OPINION

MIKE MASTERSON: Our Razorbacks

Woe, pig sooie

The Bret Bielema record after almost five years and 61 games at Arkansas: 29 wins and 32 losses, last place SEC West. And now we learn a Razorback quarterback has been arrested on a DUI charge. Oy vey!

When Razorback head coach and overall nice guy Bielema arrived from Wisconsin five years ago, he packed an impressive win-loss record and was full of bravado, claiming he came to win the SEC and not to play Alabama but to beat Alabama. How often do the words we utter return with razor-sharp teeth to nip our backsides? Well, I'd say Bielema's backside has to be a tad more than nipped today.

His encouraging words were just what the Razorback Nation longed to hear after suffering the loss of winning coach Bobby Petrino and the disastrous 4-8 season under his fill-in replacement, John L. Smith.

Hog fans loved the attitude of this new coach arriving from an impressive winning record and the promise of restored respect and admiration he so openly touted. In short, they believed that he knew what he was doing when it came to building a team that root hogged till time expired and usually came out on top. After all, he'd done it.

Razorback Athletic Director Jeff Long, the athletic director at the University of Pittsburgh between 2003-2007 before replacing Frank Broyles, became the man who fired Petrino for personal indiscretions, then recruited Bielema away from Athletic Director Barry Alvarez and the Badgers at Wisconsin.

Long reassured fans and supporters at the time that Bielema, with a coaching record at Wisconsin of 68-24 (and Big Ten Coach of the Year in 2006) was his ideal choice. We chose to trust Long's assessment also based on Bielema's winning track record, including three consecutive trips to the Rose Bowl, although his teams lost them all.

So now here we are in Bielema's fifth mediocre season boasting an overall losing record at 29-32. That's hardly winning the toughest conference in America. With each loss, the good-natured coach (unquestionably liked by most everyone) continually assures us we are within a snout's breath of being a very good football team. But five years of being "so close" has created a yawning credibility gap since we clearly are not.

Perhaps we were on the right path until those final two games last year where the Razorbacks squandered big first-half leads to lose to a hapless Missouri team, then to Virginia Tech in the Belk Bowl. I believe those second-half meltdowns are when the lug nuts began loosening.

Bielema also is quoted repeatedly saying he, the staff and team continue to make adjustments and practice hard while ignoring any outside world comments based in the fans' frustrations and anger with obvious defensive and offensive shortcomings. I assume you and I are the outsiders who purchase tickets and cheer from the stadium seats (we sure have lots of those to sell now), the ones who witness the results of these alleged incremental improvements.

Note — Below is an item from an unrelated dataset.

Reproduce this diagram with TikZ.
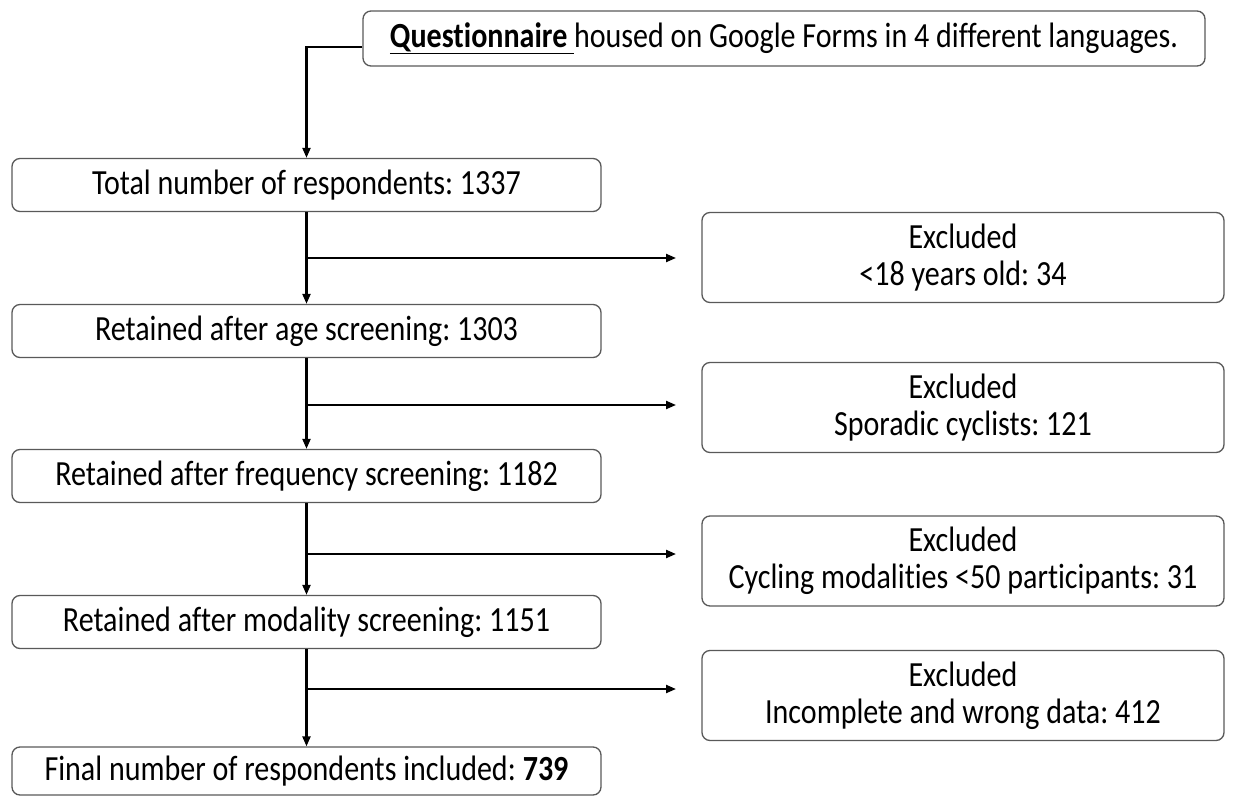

There have been plenty of ongoing comments across the state following consecutive one-point escapes first against Ole Miss (thanks to the gift of a late turnover) then against a much-lesser Coastal Carolina team that Arkansas State lambasted earlier this season 51-17. Thank the football God, Pigskin, that Carolina oddly chose to punt rather than go four feet for a likely game-winning first down in the closing minutes.

Former All-SEC Razorback Safety Ken Hamlin certainly has standing to comment on the team he loves. He's quoted in Tom Murphy's recent story saying he found the toughness and emotion necessary for victory in the SEC West falling short today at Arkansas, especially on defense. "I just don't see the passion. I don't see the accountability from the guys that I once saw. Just the toughness. I don't know if we don't have the guys, or the guys need to have a little bit more put into them to where they understand the seriousness of the game."

Sounds to me he's talking about recruiting and coaching accountability.

"He's [Bielema] got to win," Hamlin understated. "... He's done a good job of really pulling some things together. It just hasn't happened. I don't know if it's the guys we're getting in or what they're doing once we get them in. But I think right now, the guys that are playing, if they can't get the job done, they need to get off the field."

On defense: "... the same big plays are happening. A lot of the issues we were having the previous year are happening this year." Those include troubling lack of consistency and opponents' successes in the third quarter.

With two tough SEC games remaining, even should our 4-6 Hogs manage to earn six wins and another lower-tier bowl game, I'll not be surprised to see Bielema and perhaps Long bidding farewell to Fayetteville. The outside pressure on the Board of Trustees to act undoubtedly is enormous. Should that happen (see ex-Tennessee coach Butch Jones and his 34-27 record), I wonder where the laid-back "Being Bret Bielema" might wind up after his Razorback record.